There are three Native American Apache tribes in New Mexico: the Jicarilla Apache, located in northern New Mexico near the Colorado Border; the Mescalero Apache, located near Ruidoso; and the Fort Sill Apache near Deming.

Jicarilla Apache

There are approximately two thousand seven hundred members of the Jicarilla tribe with most of them living in the town of Dulce. The term Jicarilla, which means “Little Basket”, comes from Mexican Spanish.

The Jicarilla were considered nomads and went as far east as Kansas trading goods before settling in the Sangre de Cristo Mountains in the 1720’s.

The tribe runs Horse Lake Mesa Game Park, which is the largest single elk enclosure in the country.

The Jicarilla are renowned for their fine basket making of diamond, cross, or zigzag designs and usually include representations of deer, horses or other animals weaved into them.

Mescalero Apache

President Ulysses S. Grant established the Mescalero Apache Tribe in 1873 by presidential order.

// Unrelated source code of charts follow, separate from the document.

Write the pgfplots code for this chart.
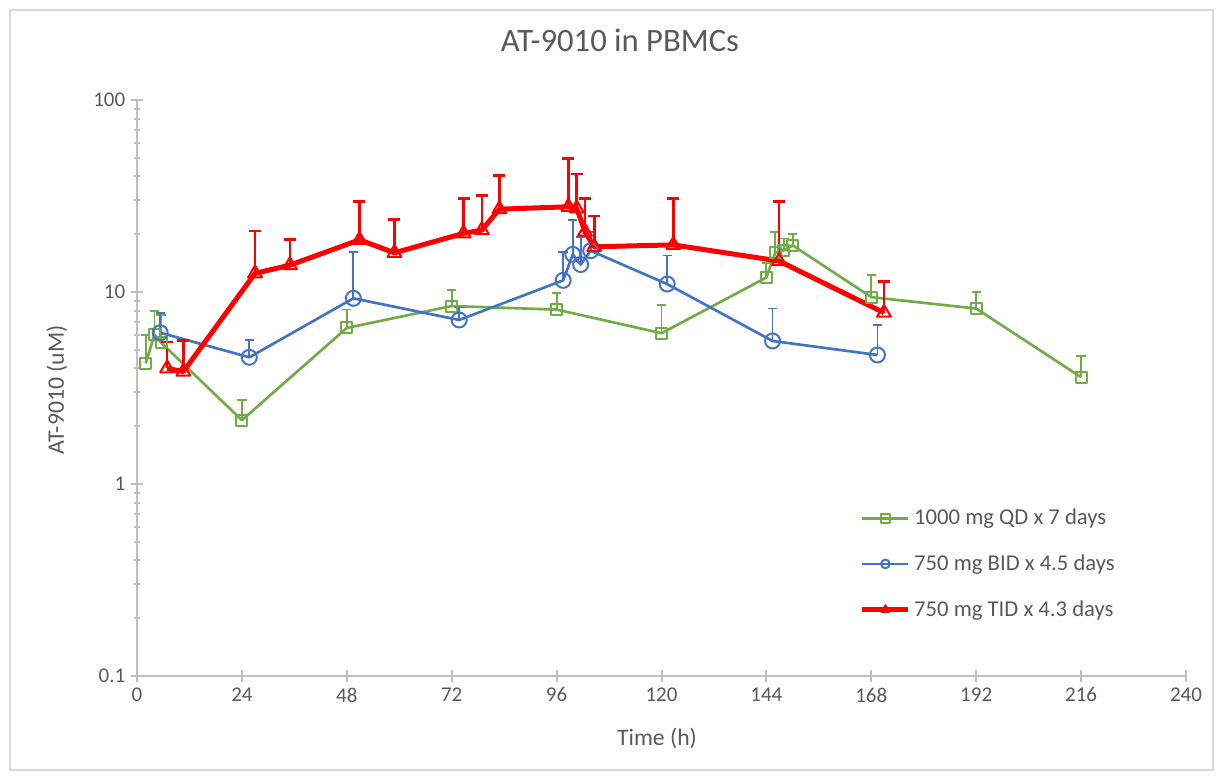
\documentclass[border=0pt]{standalone}
\usepackage{fontspec}
\setmainfont{Carlito}
\usepackage{pgfplots}
\usepackage{pgfplotstable}
\pgfplotsset{compat=1.18}
\definecolor{cgreen}{HTML}{70AD47}
\definecolor{cblue}{HTML}{4472C4}
\definecolor{cred}{HTML}{FF0000}
\definecolor{ctext}{HTML}{595959}
\definecolor{caxis}{HTML}{BFBFBF}
\definecolor{cframe}{HTML}{D9D9D9}

\pgfplotstableread{
x y e
2 4.25 1.72
4 6.0 2.0
5.5 5.45 2.15
24 2.15 0.59
48 6.5 1.6
72 8.45 1.75
96 8.1 1.75
120 6.1 2.5
144 11.9 2.2
146 16.0 4.6
148 16.5 2.5
150 17.5 2.5
168 9.4 2.9
192 8.2 1.8
216 3.6 1.06
}\greendata

\pgfplotstableread{
x y e
5.3 6.14 1.66
25.7 4.57 1.05
49.5 9.27 6.93
73.7 7.15 1.15
97.5 11.5 4.6
99.7 15.7 8.0
101.5 13.9 5.5
103.8 16.4 4.1
121.3 11.0 4.5
145.4 5.56 2.64
169.4 4.7 2.0
}\bluedata

\pgfplotstableread{
x y e
6.9 4.0 1.5
10.6 3.85 1.75
27 12.5 8.3
35 13.8 4.9
50.9 18.7 10.8
58.9 16.0 7.9
74.7 20.2 10.6
78.9 21.0 10.7
82.9 27.0 13.5
98.7 27.8 21.9
100.6 27.3 13.9
102.5 20.6 10.2
104.6 17.2 7.7
122.7 17.6 13.2
146.9 14.5 15.0
170.9 7.8 3.5
}\reddata

\begin{document}
\begin{tikzpicture}
\useasboundingbox (0,0) rectangle (730.2pt,466.2pt);
\draw[cframe, line width=1.2pt] (6pt,4.2pt) rectangle (727.8pt,460.2pt);
\begin{axis}[
  at={(82.2pt,60.6pt)}, anchor=south west,
  scale only axis, width=629.4pt, height=345.6pt,
  ymode=log,
  xmin=0, xmax=240, ymin=0.1, ymax=100,
  xtick={0,24,...,240},
  ytick={0.1,1,10,100},
  yticklabels={0.1,1,10,100},
  minor ytick={0.2,0.3,0.4,0.5,0.6,0.7,0.8,0.9,2,3,4,5,6,7,8,9,20,30,40,50,60,70,80,90},
  axis x line*=bottom, axis y line*=left,
  axis line style={draw=caxis, line width=1.2pt, -},
  tick style={draw=caxis, line width=1.2pt},
  tick align=center,
  major tick length=7pt,
  minor tick length=4pt,
  ticklabel style={font=\fontsize{12.6}{15}\selectfont, text=ctext},
  /pgf/number format/assume math mode=true,
  title={AT-9010 in PBMCs},
  title style={at={(axis description cs:0.4604,1.0868)}, anchor=center, font=\fontsize{19.6}{23}\selectfont, text=ctext},
  xlabel={Time (h)},
  xlabel style={at={(axis description cs:0.4957,-0.1076)}, anchor=center, font=\fontsize{14.2}{17}\selectfont, text=ctext},
  ylabel={AT-9010 (uM)},
  ylabel style={at={(axis description cs:-0.0763,0.4965)}, anchor=center, rotate=0, font=\fontsize{14.2}{17}\selectfont, text=ctext},
  legend style={at={(axis description cs:0.684,0.302)}, anchor=north west, draw=none, fill=none,
    font=\fontsize{13.6}{16}\selectfont, text=ctext, row sep=12.5pt},
  legend cell align=left,
  legend image code/.code={\draw[mark repeat=2,mark phase=2,mark size=2.6pt] plot coordinates {(0pt,0pt) (13.8pt,0pt) (27.6pt,0pt)};},
  line join=round,
]
\addplot[color=cgreen, line width=1.6pt, mark=square, mark size=3.3pt, mark options={line width=1.2pt, solid},
  error bars/.cd, y dir=plus, y explicit, error bar style={line width=1.1pt, cgreen}, error mark options={rotate=90, line width=1.1pt, mark size=2.8pt, cgreen}]
  table[x=x, y=y, y error=e]{\greendata};
\addlegendentry{1000 mg QD x 7 days}
\addplot[color=cblue, line width=1.6pt, mark=o, mark size=4.5pt, mark options={line width=1.2pt, solid},
  error bars/.cd, y dir=plus, y explicit, error bar style={line width=1.1pt, cblue}, error mark options={rotate=90, line width=1.1pt, mark size=2.8pt, cblue}]
  table[x=x, y=y, y error=e]{\bluedata};
\addlegendentry{750 mg BID x 4.5 days}
\addplot[color=cred, line width=3pt, mark=triangle, mark size=4.8pt, mark options={line width=1.2pt, solid},
  error bars/.cd, y dir=plus, y explicit, error bar style={line width=1.6pt, cred}, error mark options={rotate=90, line width=1.6pt, mark size=3.6pt, cred}]
  table[x=x, y=y, y error=e]{\reddata};
\addlegendentry{750 mg TID x 4.3 days}
\end{axis}
\end{tikzpicture}
\end{document}
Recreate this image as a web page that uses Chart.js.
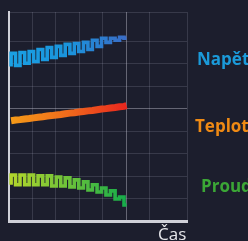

Three tribes make up the Mescalero tribe: the Mescalero Apache, the Chiricahua Apache, and the Lipan Apache. Each tribe consisted of nomadic hunters and warriors, only staying in one place for a short time in shelters known as a wickiup.

A wickiup is a short rounded dwelling made of twigs and covered in elk or buffalo hides.

The Mescalero roamed through Texas, Arizona, Mexico and New Mexico. They were experts in guerilla warfare, and the women were known for their ability to find and prepare food.

Fort Sill Apache

The Fort Sill Apache lived in southern New Mexico until 1886 when the United States government took them into custody as prisoners of war and seized their land.

The US Army forcibly removed 400 members of the tribe from reservations in present-day Arizona and moved them to Oklahoma in 1894.

In 2011 the tribe won a legal fight and the right to establish a reservation back in New Mexico. The Fort Sill Apache now have 30 acres near Deming.